Backpedalling Over Mitchell

The Police Federation can rarely have been in a worse place.  As the mysterious undercurrents of the Andrew Mitchell affair gradually gather pace, the Police Federation's execrable stance during the original incident has been coming under serious scutiny.  Its national chairman, Paul McKeever, can spot a noose tightening and has been busy backpedalling over his organisation's attitude towards Mr. Mitchell in those heady days.  Mr. McKeever says that the national leadership leadership took a very clear line not to call for Mr. Mitchell's resignation.  Really?  If so, it wasn't very clear at the time.  Mr. McKeever himself was quoted in a press release as questioning whether Mr. Mitchell should hold office: 
"It is hard to fathom how someone who holds the police in such contempt could be allowed to hold a public office."
Meanwhile his West Mercia division was opening calling for resignation. 
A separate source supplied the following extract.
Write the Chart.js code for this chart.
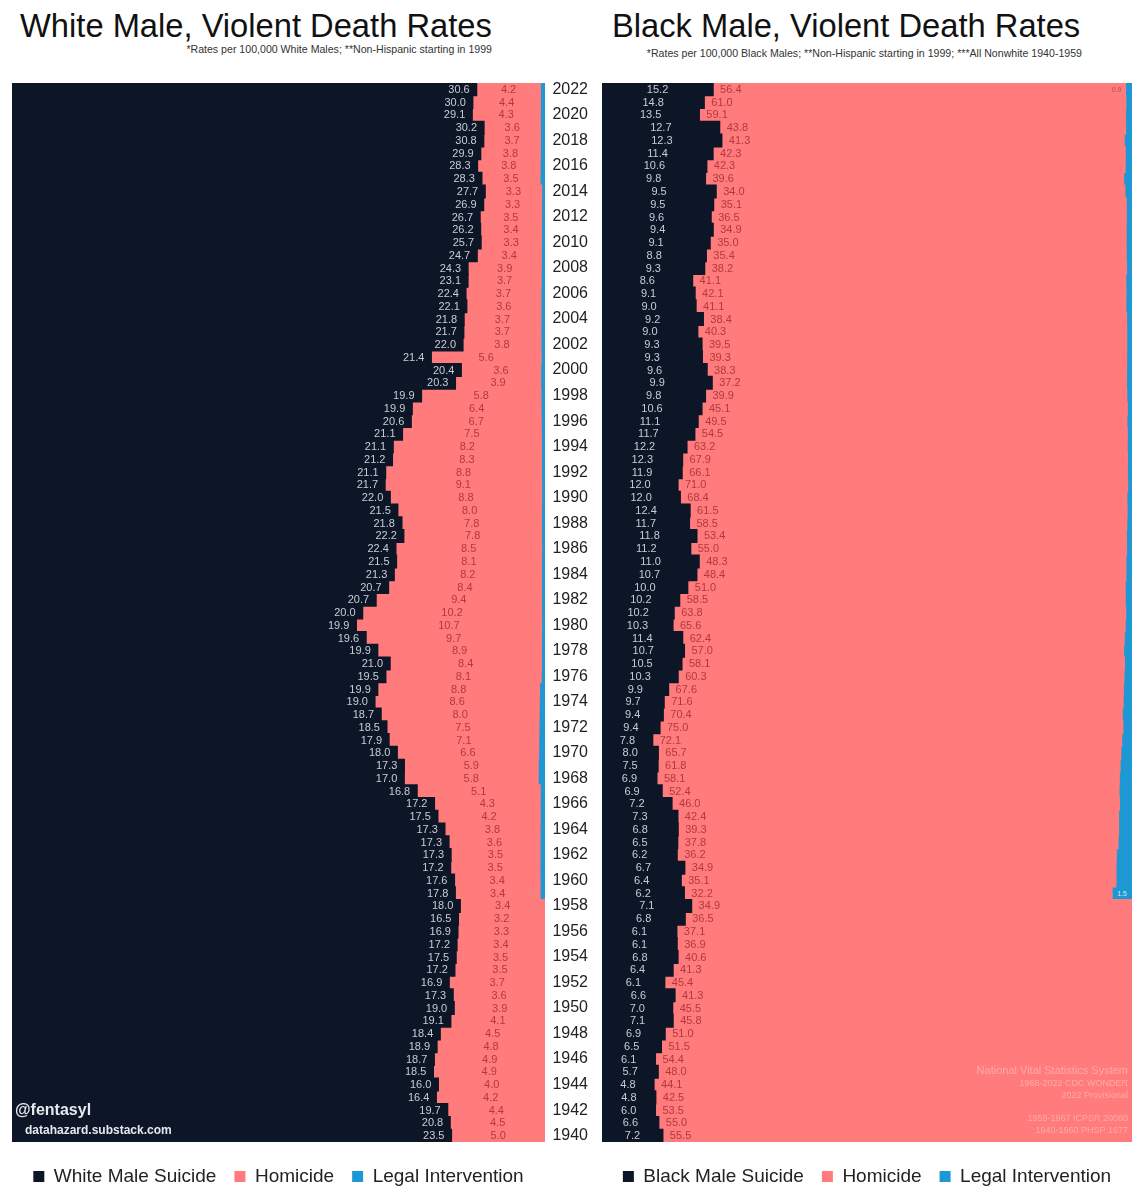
<!DOCTYPE html>
<html>
<head>
<meta charset="utf-8">
<title>Violent Death Rates</title>
<script src="https://cdn.jsdelivr.net/npm/chart.js@4.4.1/dist/chart.umd.min.js"></script>
<style>
  html, body { margin: 0; padding: 0; background: #fff; }
  body {
    width: 1144px; height: 1200px; position: relative; overflow: hidden;
    font-family: "Liberation Sans", Arial, sans-serif;
  }
  .box { position: absolute; top: 70px; height: 1130px; }
  #leftBox { left: 0; width: 545px; }
  #rightBox { left: 545px; width: 599px; }
  .title { position: absolute; top: 7px; font-size: 32.7px; line-height: 38px; color: #111; white-space: nowrap; }
  .sub { position: absolute; font-size: 10.6px; line-height: 12px; color: #333; white-space: nowrap; }
  .credit { position: absolute; color: #e6e8ee; font-weight: bold; white-space: nowrap; z-index: 2; }
  .source { position: absolute; right: 16px; text-align: right; color: #ffa9a9; z-index: 2; white-space: nowrap; }
</style>
</head>
<body>

<div class="title" style="left:20px">White Male, Violent Death Rates</div>
<div class="sub" style="right:652px; top:43px">*Rates per 100,000 White Males; **Non-Hispanic starting in 1999</div>

<div class="title" style="left:612px">Black Male, Violent Death Rates</div>
<div class="sub" style="right:62px; top:47px">*Rates per 100,000 Black Males; **Non-Hispanic starting in 1999; ***All Nonwhite 1940-1959</div>

<div class="box" id="leftBox"><canvas id="whiteChart"></canvas></div>
<div class="box" id="rightBox"><canvas id="blackChart"></canvas></div>

<div class="credit" style="left:15px; top:1101px; font-size:16px">@fentasyl</div>
<div class="credit" style="left:25px; top:1123px; font-size:12px">datahazard.substack.com</div>

<div class="source" style="top:1064px; font-size:11px">National Vital Statistics System</div>
<div class="source" style="top:1078px; font-size:9px">1968-2022 CDC WONDER</div>
<div class="source" style="top:1090px; font-size:9px">2022 Provisional</div>
<div class="source" style="top:1113px; font-size:9px">1959-1967 ICPSR 20080</div>
<div class="source" style="top:1125px; font-size:9px">1940-1960 PHSP 1677</div>

<script>
/* ---------- data (top row = 2022, bottom row = 1940) ---------- */

const years = [
  '2022', '2021', '2020', '2019', '2018', '2017', '2016', '2015', '2014', '2013',
  '2012', '2011', '2010', '2009', '2008', '2007', '2006', '2005', '2004', '2003',
  '2002', '2001', '2000', '1999', '1998', '1997', '1996', '1995', '1994', '1993',
  '1992', '1991', '1990', '1989', '1988', '1987', '1986', '1985', '1984', '1983',
  '1982', '1981', '1980', '1979', '1978', '1977', '1976', '1975', '1974', '1973',
  '1972', '1971', '1970', '1969', '1968', '1967', '1966', '1965', '1964', '1963',
  '1962', '1961', '1960', '1959', '1958', '1957', '1956', '1955', '1954', '1953',
  '1952', '1951', '1950', '1949', '1948', '1947', '1946', '1945', '1944', '1943',
  '1942', '1941', '1940'
];

const whiteSuicide = [
  30.6, 30.0, 29.1, 30.2, 30.8, 29.9, 28.3, 28.3, 27.7, 26.9,
  26.7, 26.2, 25.7, 24.7, 24.3, 23.1, 22.4, 22.1, 21.8, 21.7,
  22.0, 21.4, 20.4, 20.3, 19.9, 19.9, 20.6, 21.1, 21.1, 21.2,
  21.1, 21.7, 22.0, 21.5, 21.8, 22.2, 22.4, 21.5, 21.3, 20.7,
  20.7, 20.0, 19.9, 19.6, 19.9, 21.0, 19.5, 19.9, 19.0, 18.7,
  18.5, 17.9, 18.0, 17.3, 17.0, 16.8, 17.2, 17.5, 17.3, 17.3,
  17.3, 17.2, 17.6, 17.8, 18.0, 16.5, 16.9, 17.2, 17.5, 17.2,
  16.9, 17.3, 19.0, 19.1, 18.4, 18.9, 18.7, 18.5, 16.0, 16.4,
  19.7, 20.8, 23.5
];

const whiteHomicide = [
  4.2, 4.4, 4.3, 3.6, 3.7, 3.8, 3.8, 3.5, 3.3, 3.3,
  3.5, 3.4, 3.3, 3.4, 3.9, 3.7, 3.7, 3.6, 3.7, 3.7,
  3.8, 5.6, 3.6, 3.9, 5.8, 6.4, 6.7, 7.5, 8.2, 8.3,
  8.8, 9.1, 8.8, 8.0, 7.8, 7.8, 8.5, 8.1, 8.2, 8.4,
  9.4, 10.2, 10.7, 9.7, 8.9, 8.4, 8.1, 8.8, 8.6, 8.0,
  7.5, 7.1, 6.6, 5.9, 5.8, 5.1, 4.3, 4.2, 3.8, 3.6,
  3.5, 3.5, 3.4, 3.4, 3.4, 3.2, 3.3, 3.4, 3.5, 3.5,
  3.7, 3.6, 3.9, 4.1, 4.5, 4.8, 4.9, 4.9, 4.0, 4.2,
  4.4, 4.5, 5.0
];

// legal intervention: no series before 1959
const whiteLegal = [
  0.3, 0.3, 0.3, 0.3, 0.3, 0.3, 0.3, 0.3, 0.2, 0.2,
  0.2, 0.2, 0.2, 0.2, 0.2, 0.2, 0.2, 0.2, 0.2, 0.2,
  0.2, 0.2, 0.2, 0.2, 0.2, 0.2, 0.2, 0.2, 0.2, 0.2,
  0.2, 0.2, 0.2, 0.2, 0.2, 0.2, 0.2, 0.2, 0.2, 0.2,
  0.2, 0.2, 0.2, 0.2, 0.2, 0.2, 0.2, 0.3, 0.3, 0.3,
  0.3, 0.3, 0.3, 0.3, 0.3, 0.2, 0.2, 0.2, 0.2, 0.2,
  0.2, 0.2, 0.2, 0.2, null, null, null, null, null, null,
  null, null, null, null, null, null, null, null, null, null,
  null, null, null
];

const blackSuicide = [
  15.2, 14.8, 13.5, 12.7, 12.3, 11.4, 10.6, 9.8, 9.5, 9.5,
  9.6, 9.4, 9.1, 8.8, 9.3, 8.6, 9.1, 9.0, 9.2, 9.0,
  9.3, 9.3, 9.6, 9.9, 9.8, 10.6, 11.1, 11.7, 12.2, 12.3,
  11.9, 12.0, 12.0, 12.4, 11.7, 11.8, 11.2, 11.0, 10.7, 10.0,
  10.2, 10.2, 10.3, 11.4, 10.7, 10.5, 10.3, 9.9, 9.7, 9.4,
  9.4, 7.8, 8.0, 7.5, 6.9, 6.9, 7.2, 7.3, 6.8, 6.5,
  6.2, 6.7, 6.4, 6.2, 7.1, 6.8, 6.1, 6.1, 6.8, 6.4,
  6.1, 6.6, 7.0, 7.1, 6.9, 6.5, 6.1, 5.7, 4.8, 4.8,
  6.0, 6.6, 7.2
];

const blackHomicide = [
  56.4, 61.0, 59.1, 43.8, 41.3, 42.3, 42.3, 39.6, 34.0, 35.1,
  36.5, 34.9, 35.0, 35.4, 38.2, 41.1, 42.1, 41.1, 38.4, 40.3,
  39.5, 39.3, 38.3, 37.2, 39.9, 45.1, 49.5, 54.5, 63.2, 67.9,
  66.1, 71.0, 68.4, 61.5, 58.5, 53.4, 55.0, 48.3, 48.4, 51.0,
  58.5, 63.8, 65.6, 62.4, 57.0, 58.1, 60.3, 67.6, 71.6, 70.4,
  75.0, 72.1, 65.7, 61.8, 58.1, 52.4, 46.0, 42.4, 39.3, 37.8,
  36.2, 34.9, 35.1, 32.2, 34.9, 36.5, 37.1, 36.9, 40.6, 41.3,
  45.4, 41.3, 45.5, 45.8, 51.0, 51.5, 54.4, 48.0, 44.1, 42.5,
  53.5, 55.0, 55.5
];

const blackLegal = [
  0.9, 0.9, 0.9, 0.7, 0.8, 0.7, 0.7, 0.8, 0.6, 0.5,
  0.5, 0.5, 0.5, 0.5, 0.5, 0.6, 0.6, 0.6, 0.5, 0.5,
  0.5, 0.5, 0.5, 0.5, 0.5, 0.5, 0.6, 0.6, 0.7, 0.7,
  0.7, 0.7, 0.8, 0.7, 0.7, 0.7, 0.7, 0.7, 0.7, 0.8,
  0.9, 0.9, 1.0, 1.1, 1.1, 1.0, 1.1, 1.3, 1.4, 1.5,
  1.5, 1.6, 1.6, 1.6, 1.6, 1.5, 1.3, 1.3, 1.2, 1.2,
  1.3, 1.3, 1.3, 1.5, null, null, null, null, null, null,
  null, null, null, null, null, null, null, null, null, null,
  null, null, null
];

// only these rows carry a printed legal-intervention value
const legalLabelYears = ['2022', '1959'];

/* ---------- colours ---------- */

const NAVY = '#0c1627';
const PINK = '#ff7b7c';
const BLUE = '#1e98d4';

/* ---------- helpers ---------- */

// each row is shown as a share of that year's total (100% stacked)
function toShares(parts) {
  return parts.map(arr => arr.map((v, i) => {
    const total = parts.reduce((s, a) => s + (a[i] || 0), 0);
    return (v || 0) / total * 100;
  }));
}

const rawBySide = {
  white: [whiteSuicide, whiteHomicide, whiteLegal],
  black: [blackSuicide, blackHomicide, blackLegal]
};

// draws the rate numbers on top of the stacked segments
const valueLabels = {
  id: 'valueLabels',
  afterDatasetsDraw(chart, args, opts) {
    const side = opts.side;
    const raw = rawBySide[side];
    const ctx = chart.ctx;
    ctx.save();
    ctx.textBaseline = 'middle';

    const suicideMeta = chart.getDatasetMeta(0);
    const homicideMeta = chart.getDatasetMeta(1);
    const legalMeta = chart.getDatasetMeta(2);

    years.forEach((yr, i) => {
      const s = suicideMeta.data[i];
      const h = homicideMeta.data[i];
      const l = legalMeta.data[i];

      ctx.font = '11px "Liberation Sans", Arial, sans-serif';

      // suicide
      ctx.fillStyle = '#c8ccd6';
      if (side === 'white') {
        ctx.textAlign = 'right';
        ctx.fillText(raw[0][i].toFixed(1), s.x - 7, s.y + 0.5);
      } else {
        ctx.textAlign = 'center';
        ctx.fillText(raw[0][i].toFixed(1), (s.base + s.x) / 2, s.y + 0.5);
      }

      // homicide
      ctx.fillStyle = '#b03a40';
      if (side === 'white') {
        ctx.textAlign = 'center';
        ctx.fillText(raw[1][i].toFixed(1), (h.base + h.x) / 2, h.y + 0.5);
      } else {
        ctx.textAlign = 'left';
        ctx.fillText(raw[1][i].toFixed(1), h.base + 7, h.y + 0.5);
      }

      // legal intervention (first and last year only)
      if (legalLabelYears.includes(yr) && raw[2][i]) {
        ctx.font = '7px "Liberation Sans", Arial, sans-serif';
        const txt = raw[2][i].toFixed(1);
        if (side === 'black' && yr === '1959') {
          ctx.fillStyle = '#d4ecf8';
          ctx.textAlign = 'center';
          ctx.fillText(txt, (l.base + l.x) / 2, l.y + 1);
        } else {
          ctx.fillStyle = side === 'white' ? '#e58a8a' : '#b54a4a';
          ctx.textAlign = 'right';
          ctx.fillText(txt, l.base - 4, l.y + 0.5);
        }
      }
    });

    ctx.restore();
  }
};

function buildChart(canvasId, side, names, showYears) {
  const shares = toShares(rawBySide[side]);
  const colours = [NAVY, PINK, BLUE];

  return new Chart(document.getElementById(canvasId), {
    type: 'bar',
    data: {
      labels: years,
      datasets: names.map((name, k) => ({
        label: name,
        data: shares[k],
        backgroundColor: colours[k],
        borderWidth: 0,
        inflateAmount: 0.6,
        barPercentage: 1,
        categoryPercentage: 1,
        stack: 'all'
      }))
    },
    options: {
      indexAxis: 'y',
      responsive: true,
      maintainAspectRatio: false,
      animation: false,
      layout: {
        padding: { top: 13, bottom: 4, left: side === 'white' ? 12 : 0, right: side === 'white' ? 0 : 12 }
      },
      scales: {
        x: { stacked: true, min: 0, max: 100, display: false },
        y: {
          stacked: true,
          display: showYears,
          position: 'left',
          grid: { display: false, drawTicks: false },
          border: { display: false },
          ticks: {
            autoSkip: false,
            padding: 14,
            crossAlign: 'center',
            color: '#222',
            font: { family: '"Liberation Sans", Arial, sans-serif', size: 16 },
            callback: (v, i) => (i % 2 === 0 ? years[i] : '')
          },
          afterFit(scale) {
            if (!showYears) return;
            scale.width = 57;
            scale.paddingTop = 0;
            scale.paddingBottom = 0;
          }
        }
      },
      plugins: {
        legend: {
          position: 'bottom',
          fullSize: false,
          // empty title only adds a little space between plot and legend
          title: { display: true, text: '', padding: { top: 6, bottom: 0 }, font: { size: 1, lineHeight: 1 } },
          labels: {
            boxWidth: 11,
            boxHeight: 11,
            padding: 18,
            color: '#222',
            font: { family: '"Liberation Sans", Arial, sans-serif', size: 19 }
          }
        },
        tooltip: { enabled: false },
        valueLabels: { side: side }
      }
    },
    plugins: [valueLabels]
  });
}

buildChart('whiteChart', 'white', ['White Male Suicide', 'Homicide', 'Legal Intervention'], false);
buildChart('blackChart', 'black', ['Black Male Suicide', 'Homicide', 'Legal Intervention'], true);
</script>
</body>
</html>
The Police Federation today looks a complete mess - deservedly so, given its behaviour.  But it's not the only organisation to be reviewing its stance.  the Daily Telegraph publishes an article by Charles Moore about the incident, in which Mr. Moore calls the Mitchell affair the police version of the BBC's McAlpine affair.  Mr. Moore's article is a cogent analysis of the build up of lies about Mr. Mitchell, and it is headlined "Andrew Mitchell: a lie gone round the world before the truth had its bicycle clips on".  He neglects to mention, perhaps for reasons of space, the crucial role played by his own newspaper in promulgating that lie when they published verbatim the transcript of a police log that now looks distinctly dodgy.  That the police log printed gleefully by the Telegraph should match so closely the email sent by the officer masquerading as a member of the public certainly raises serious questions about its truthfulness. 

Backpedalling, it seems, has become a bit of a sport in some quarters.